House Speaker David Ralston, R-Blue Ridge, was particularly pleased with the additional $58 million for the Georgia Department of Behavioral Health and Developmental Disabilities.
"This is an issue that touches every Georgia family and matters greatly to Georgians," Speaker Ralston said.
Georgia House Speaker David Ralston, R-Blue Ridge, discusses the passage of the state's budget on March 5, 2021. (FOX 5)
That money will go to funding a behavioral health crisis center for people with intellectual and developmental disabilities, mental health services, addiction services, and the suicide prevention hotline.
"Part of our work is to remove the stigma from seeking help for behavioral health or developmental disability services," said Speaker Ralston. "It is nothing to be ashamed of and it is nothing to hide from."
The House approved the budget by a vote of 136 to 31.
House Minority Leader James Beverly, D-Macon, was one of the lawmakers who voted against it.
"There's a better way to do this budget, we just need to take a little time to do it," said Rep. Beverly.
The Georgia House during the 2021 Georgia General Assembly on March 5, 2021. (FOX 5)
Beverly said he thought the state could have tapped into the rainy day fund to restore more of the cuts made during last year's session. He also proposed two amendments to reallocate funding currently set aside for Georgia's Medicaid waiver and instead use it to fully expand Medicaid under the Affordable Care Act.

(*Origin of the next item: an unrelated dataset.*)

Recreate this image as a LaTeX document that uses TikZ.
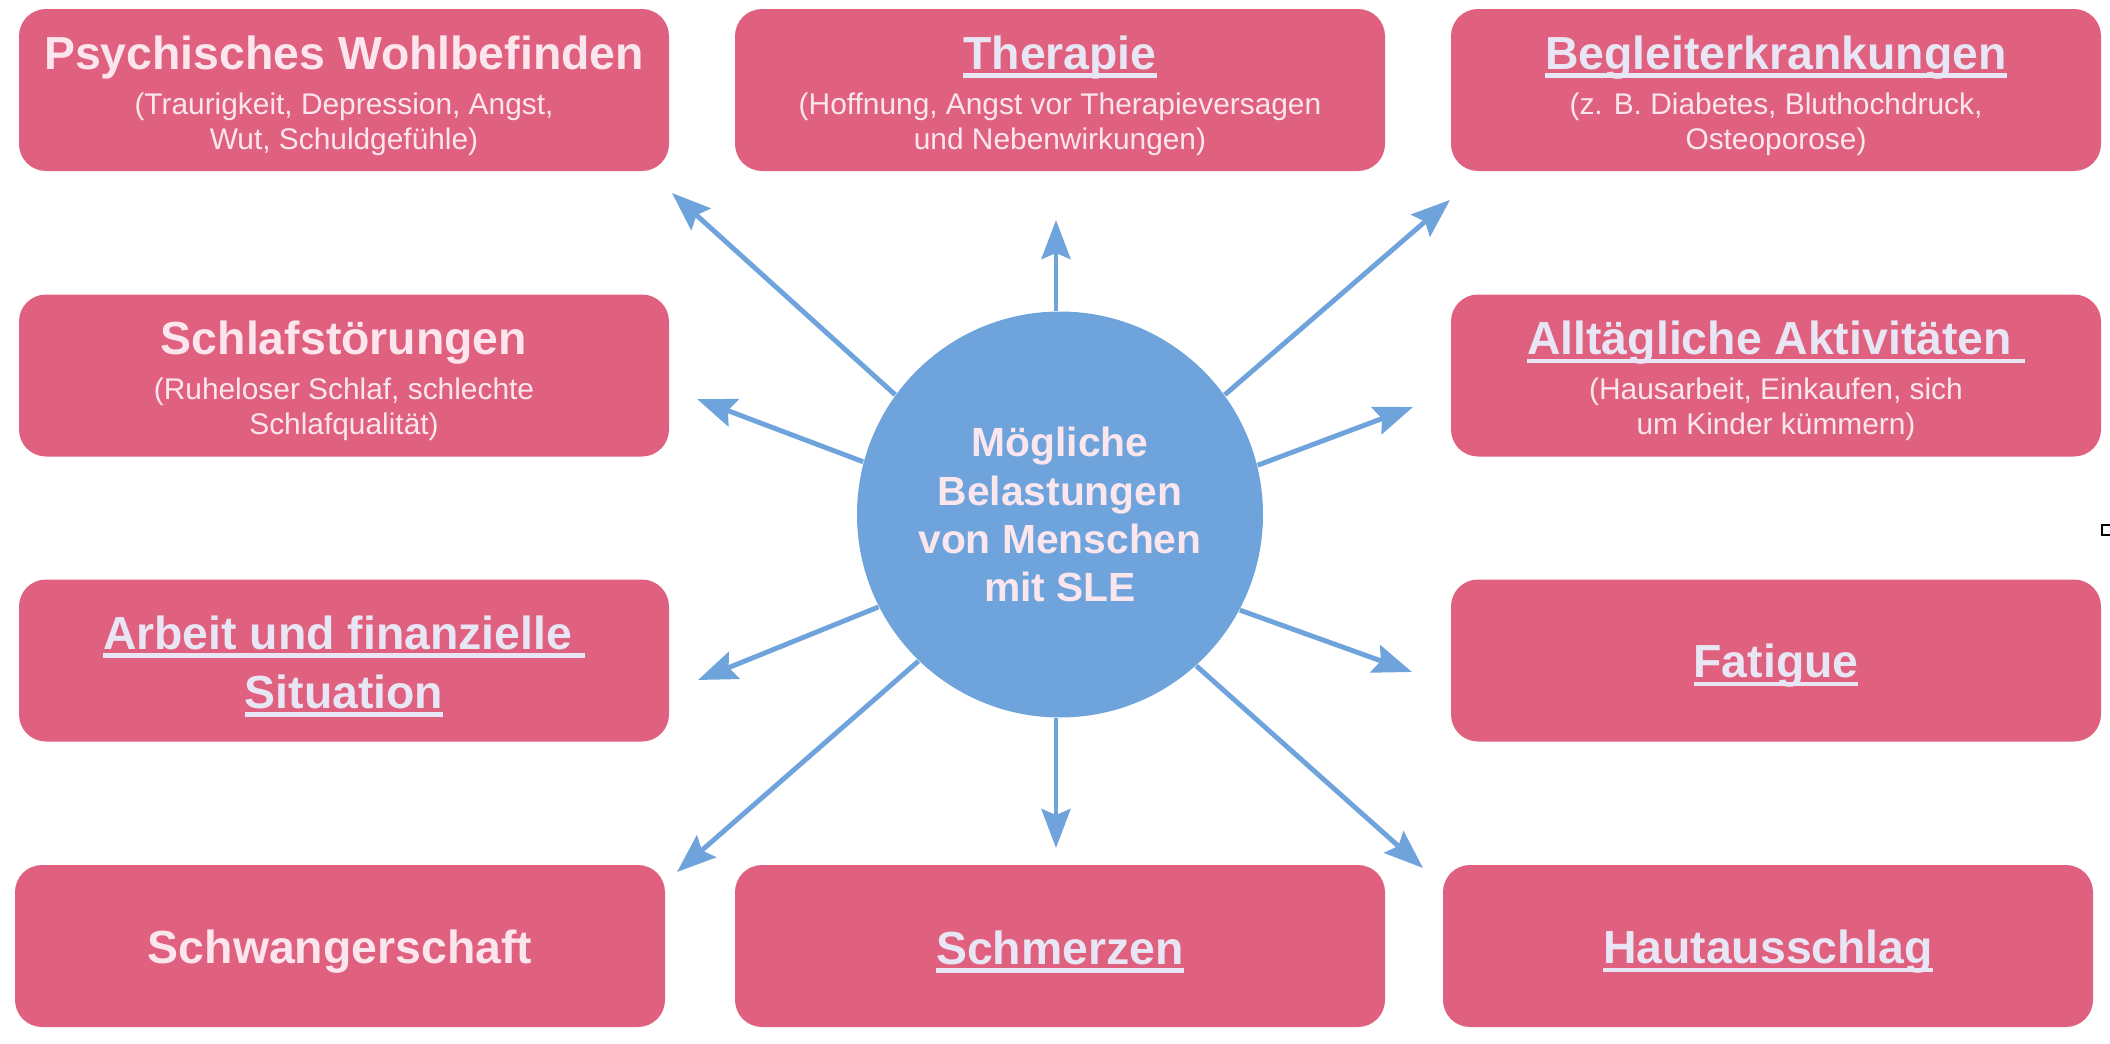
\documentclass[tikz,border=0pt]{standalone}
\usepackage{fontspec}
\setmainfont{Liberation Sans}
\usepackage{xcolor}
\usetikzlibrary{arrows.meta}

\definecolor{boxpink}{HTML}{E0617F}
\definecolor{circblue}{HTML}{6FA3DC}
\definecolor{txtpink}{HTML}{FBE6EE}
\definecolor{txtlila}{HTML}{E8E6F4}

\newcommand{\ulbox}[1]{\leavevmode\setbox0\hbox{#1}\rlap{\rule[-2.4pt]{\wd0}{1.2pt}}\box0}
\newcommand{\titel}[1]{{\fontsize{13.2}{16.8}\selectfont\bfseries\rule{0pt}{12.7pt}#1}}
\newcommand{\ultitel}[1]{{\color{txtlila}\titel{\ulbox{#1}}}}

\begin{document}
\begin{tikzpicture}[x=0.1mm, y=-0.1mm,
    box/.style={rectangle, rounded corners=2.7mm, fill=boxpink, text=txtpink,
        minimum width=65mm, minimum height=16.2mm, inner sep=0pt, align=center,
        font=\fontsize{8.5}{10}\selectfont},
    mitte/.style={circle, fill=circblue, text=txtpink, minimum size=40.6mm,
        inner sep=0pt, align=center, font=\fontsize{11.6}{13.7}\selectfont\bfseries},
    pfeil/.style={draw=circblue, line width=1.4pt,
        -{Stealth[length=3.9mm, width=2.9mm, inset=0.6mm]}}]
    \useasboundingbox (0,0) rectangle (2110,1044);

    % center
    \node[mitte] (sle) at (1060,514.5) {M\"ogliche\\Belastungen\\von Menschen\\mit SLE};

    % boxes
    \node[box] (psy) at (344,90) {\titel{Psychisches Wohlbefinden}\\[2.8pt](Traurigkeit, Depression, Angst,\\Wut, Schuldgef\"uhle)};
    \node[box] (ther) at (1060,90) {\ultitel{Therapie}\\[2.8pt](Hoffnung, Angst vor Therapieversagen\\und Nebenwirkungen)};
    \node[box] (begl) at (1776,90) {\ultitel{Begleiterkrankungen}\\[2.8pt](z. B. Diabetes, Bluthochdruck,\\Osteoporose)};
    \node[box] (schlaf) at (344,375.5) {\titel{Schlafst\"orungen}\\[2.8pt](Ruheloser Schlaf, schlechte\\Schlafqualit\"at)};
    \node[box] (alltag) at (1776,375.5) {\ultitel{Allt\"agliche Aktivit\"aten\ }\\[2.8pt](Hausarbeit, Einkaufen, sich\\um Kinder k\"ummern)};
    \node[box, font=\fontsize{13.2}{16.8}\selectfont] (arbeit) at (344,660.5) {\ultitel{Arbeit und finanzielle\ }\\\ultitel{Situation}};
    \node[box] (fat) at (1776,660.5) {\ultitel{Fatigue}};
    \node[box] (schw) at (340,946) {\titel{Schwangerschaft}};
    \node[box] (schm) at (1060,946) {\ultitel{Schmerzen}};
    \node[box] (haut) at (1768,946) {\ultitel{Hautausschlag}};

    % arrow tips
    \coordinate (tA) at (1056,220);
    \coordinate (tB) at (672,193);
    \coordinate (tC) at (1450,200);
    \coordinate (tD) at (697,399);
    \coordinate (tE) at (1413,407);
    \coordinate (tF) at (698,680);
    \coordinate (tG) at (1412,672);
    \coordinate (tH) at (677,872);
    \coordinate (tI) at (1056,848);
    \coordinate (tJ) at (1423,868);

    \draw[pfeil] (sle.north -| tA) -- (tA);
    \draw[pfeil] (sle.144) -- (tB);
    \draw[pfeil] (sle.36) -- (tC);
    \draw[pfeil] (sle.165.3) -- (tD);
    \draw[pfeil] (sle.14.6) -- (tE);
    \draw[pfeil] (sle.207.9) -- (tF);
    \draw[pfeil] (sle.332.3) -- (tG);
    \draw[pfeil] (sle.226.1) -- (tH);
    \draw[pfeil] (sle.south -| tI) -- (tI);
    \draw[pfeil] (sle.312.5) -- (tJ);

    % stray mark at the right edge
    \draw[line width=0.4pt] (2102,525) rectangle (2116,535);
\end{tikzpicture}
\end{document}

The Trump Administration had previously approved Georgia's waiver proposal, but it is now under further review by the Biden Administration because it contains a work or "qualifying activities" requirement of 80 hours per month.
"The governor's waiver program is probably not going to go through and yet there's money that's appropriated for that. If we took the money that's appropriated for the waiver program we could actually fully fund Medicaid," Rep. Beverly explained.
The waiver program was set to begin this summer but is now up in the air.
The budget proposal now needs Senate approval.